2 A.M., I wake up to the sound of my Dutch hostel-mate snogging. Very loudly. I check my phone and lo and behold – my friend’s mother back in New York has sent my a rather desperate message. Yes, Martin is missing. No texts, no calls, no emails for the past 24 hours. Yes, he was headed to Assisi. No, I haven’t heard anything either. Do you want me to take a look…? If you’re sure it’s really necessary…

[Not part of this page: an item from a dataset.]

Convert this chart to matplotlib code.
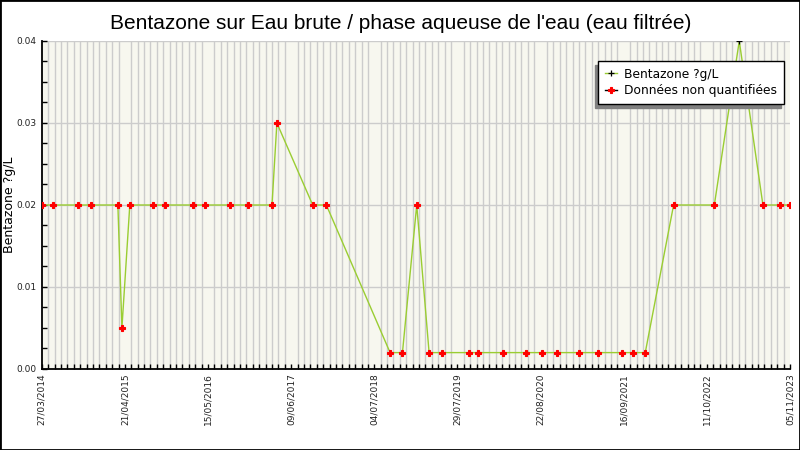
import matplotlib
matplotlib.use("Agg")
import matplotlib.pyplot as plt
import matplotlib.dates as mdates
from matplotlib.lines import Line2D
from matplotlib.patches import Rectangle
from matplotlib.ticker import MultipleLocator, FixedLocator, FuncFormatter
import datetime as dt
import numpy as np

# ---------------- data ----------------
dates = [
    "2014-03-27", "2014-05-18", "2014-09-12", "2014-11-12", "2015-03-19",
    "2015-04-07", "2015-05-14", "2015-08-30", "2015-10-25", "2016-03-05",
    "2016-04-30", "2016-08-26", "2016-11-18", "2017-03-11", "2017-04-03",
    "2017-09-18", "2017-11-21", "2018-09-16", "2018-11-13", "2019-01-19",
    "2019-03-18", "2019-05-18", "2019-09-22", "2019-11-03", "2020-02-28",
    "2020-06-15", "2020-08-29", "2020-11-08", "2021-02-19", "2021-05-19",
    "2021-09-09", "2021-10-31", "2021-12-26", "2022-05-08", "2022-11-15",
    "2023-03-12", "2023-07-01", "2023-09-20", "2023-11-05",
]
values = [
    0.02, 0.02, 0.02, 0.02, 0.02,
    0.005, 0.02, 0.02, 0.02, 0.02,
    0.02, 0.02, 0.02, 0.02, 0.03,
    0.02, 0.02, 0.002, 0.002, 0.02,
    0.002, 0.002, 0.002, 0.002, 0.002,
    0.002, 0.002, 0.002, 0.002, 0.002,
    0.002, 0.002, 0.002, 0.02, 0.02,
    0.04, 0.02, 0.02, 0.02,
]
quantified = [
    False, False, False, False, False,
    False, False, False, False, False,
    False, False, False, False, False,
    False, False, False, False, False,
    False, False, False, False, False,
    False, False, False, False, False,
    False, False, False, False, False,
    True, False, False, False,
]
title = "Bentazone sur Eau brute / phase aqueuse de l'eau (eau filtrée)"
ylabel = "Bentazone ?g/L"
legend_labels = ["Bentazone ?g/L", "Données non quantifiées"]
y_major = [0.00, 0.01, 0.02, 0.03, 0.04]

# ---------------- figure ----------------
line_color = "#9acd32"
fig = plt.figure(figsize=(8, 4.5), dpi=100)
fig.patch.set_facecolor("white")
ax = fig.add_axes([0.0522, 0.18, 0.9353, 0.7289])
ax.set_facecolor("#f7f7ef")

x = np.array([mdates.date2num(dt.date.fromisoformat(d)) for d in dates])
y = np.array(values)
q = np.array(quantified)

ax.plot(x, y, color=line_color, lw=1.0, zorder=3)
ax.plot(x[~q], y[~q], ls="none", marker="P", ms=4.6, mfc="red", mec="red",
        mew=0.8, zorder=4)
ax.plot(x[q], y[q], ls="none", marker="+", ms=4, color="black", mew=0.9,
        zorder=5)

# axes limits
ax.set_xlim(x[0], x[-1])
ax.set_ylim(0, 0.04)

# x ticks: labels every 390 days from first date, minor every 30 days
start = x[0]
end = x[-1]
major_ticks = np.arange(start, end + 1, 390)
minor_ticks = np.arange(start, end + 1, 30)
ax.xaxis.set_major_locator(FixedLocator(major_ticks))
ax.xaxis.set_minor_locator(FixedLocator(minor_ticks))
ax.xaxis.set_major_formatter(FuncFormatter(
    lambda v, p: mdates.num2date(v).strftime("%d/%m/%Y")))

ax.yaxis.set_major_locator(FixedLocator(y_major))
ax.yaxis.set_minor_locator(MultipleLocator(0.0025))
ax.yaxis.set_major_formatter(FuncFormatter(lambda v, p: f"{v:.2f}"))

ax.tick_params(axis="both", which="both", direction="in", length=3.6,
               width=1, color="black", labelsize=6.5, labelcolor="#222222")
ax.tick_params(axis="x", which="major", pad=3, labelrotation=90)
ax.tick_params(axis="y", which="major", pad=4)

for lab in ax.get_xticklabels():
    lab.set_verticalalignment("top")

# grids
ax.grid(False)
ax.xaxis.grid(True, which="minor", color="#cccccc", lw=1.0, zorder=0)
ax.yaxis.grid(True, which="major", color="#cccccc", lw=1.0, zorder=0)
ax.set_axisbelow(True)

for s in ["top", "right"]:
    ax.spines[s].set_visible(False)
for s in ["left", "bottom"]:
    ax.spines[s].set_color("black")
    ax.spines[s].set_linewidth(1.3)

ax.set_ylabel(ylabel, fontsize=9, color="black")
ax.yaxis.set_label_coords(-0.0345, 0.5)

# title
fig.text(0.501, 1 - 29 / 450, title, ha="center", va="baseline",
         fontsize=15, family=["Liberation Sans", "DejaVu Sans"],
         color="black")

# legend (proxy handles for legend keys)
h1 = Line2D([], [], color=line_color, lw=1, marker="+", ms=4, mec="black",
            mew=0.9)
h2 = Line2D([], [], color="black", lw=1, marker="P", ms=4.6, mfc="red",
            mec="red", mew=0.8)
leg = ax.legend([h1, h2], legend_labels, loc="upper right",
                bbox_to_anchor=(0.992, 0.939), borderaxespad=0,
                fontsize=8.8, frameon=True, fancybox=False, framealpha=1,
                edgecolor="black", facecolor="white", handlelength=1.0,
                handletextpad=0.6, labelspacing=0.3, borderpad=0.55,
                shadow={"ox": -2.2, "oy": -2.9, "facecolor": "0.5",
                        "edgecolor": "0.5", "alpha": 1})
leg.get_frame().set_linewidth(1.0)
leg.set_zorder(10)

# figure border
fig.patches.append(Rectangle((0, 0), 1, 1, transform=fig.transFigure,
                             fill=False, edgecolor="black", lw=2.0))

fig.savefig("out.png", dpi=100)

The next thing I know, I find myself bound for the next train to Assisi, hunting for a friend in the wilds of Tuscany and Umbria. I meet an old woman who asked if I was Catholic. I got off at a wrong station and was given wrong directions by a man who desperately wanted a lighter for a smoke. I also spent two hours knocking on the doors of monasteries, duck-talking with two police stations to file a missing persons report in a mix of English, Greek, Spanish, and Italian. Pseudo-Polyglot level up. The good officer spoke no Anglo-Saexe.
“Hablo Espanol?” he asks.
I shake my head. I can only explain that an amigo of mine is missing. He seems to nod.
“Μιλατε Ελληνικα?” I ask at last , without much hope. (Do you, sir, speak Greek?)
“EH?!” bellows the guard, followed by a mutter that sounded rather like a: “Que cazzo?”
The conversation, you can imagine, went swimmingly. I finally found an officer who spoke enough English to file the report. Blessed be the bilinguals.
Assisi, as you might recall, was the famed town of St. Francis, a holy man known for renouncing business, starting an order of monks, and tweeting with birds, as loners are wont to do. Well, he only talked about loving animals once, but that doesn’t stop wishful neophytes from inundating his iconography with critters of fur and feather. In short, he was a very devout man from a very devout town now full of monasteries, splendid views, and St. Francis bobble-heads. Kyrie Eleison. You can thus imagine the incongruity of a bewildered and exhausted Josh muttering mild imprecations as he hunts for his MIA friend in this wonderful little Italian town with godawful lasagna, for about four hours.
It’s only when I’m about to leave, with no sign of my friend, and very little wi-fi, that I receive the news that my friend had finally found wi-fi and contacted his dear, distraught parents. On the other side of Assisi. Of course, by then my time is up and I needed to get to the train, exhausted, but vaguely relieved. At least he’s not dead or something. But how anticlimactic! I return to Florence, glad to have seen one more city than I’d intended otherwise. The flight to Germany comes next!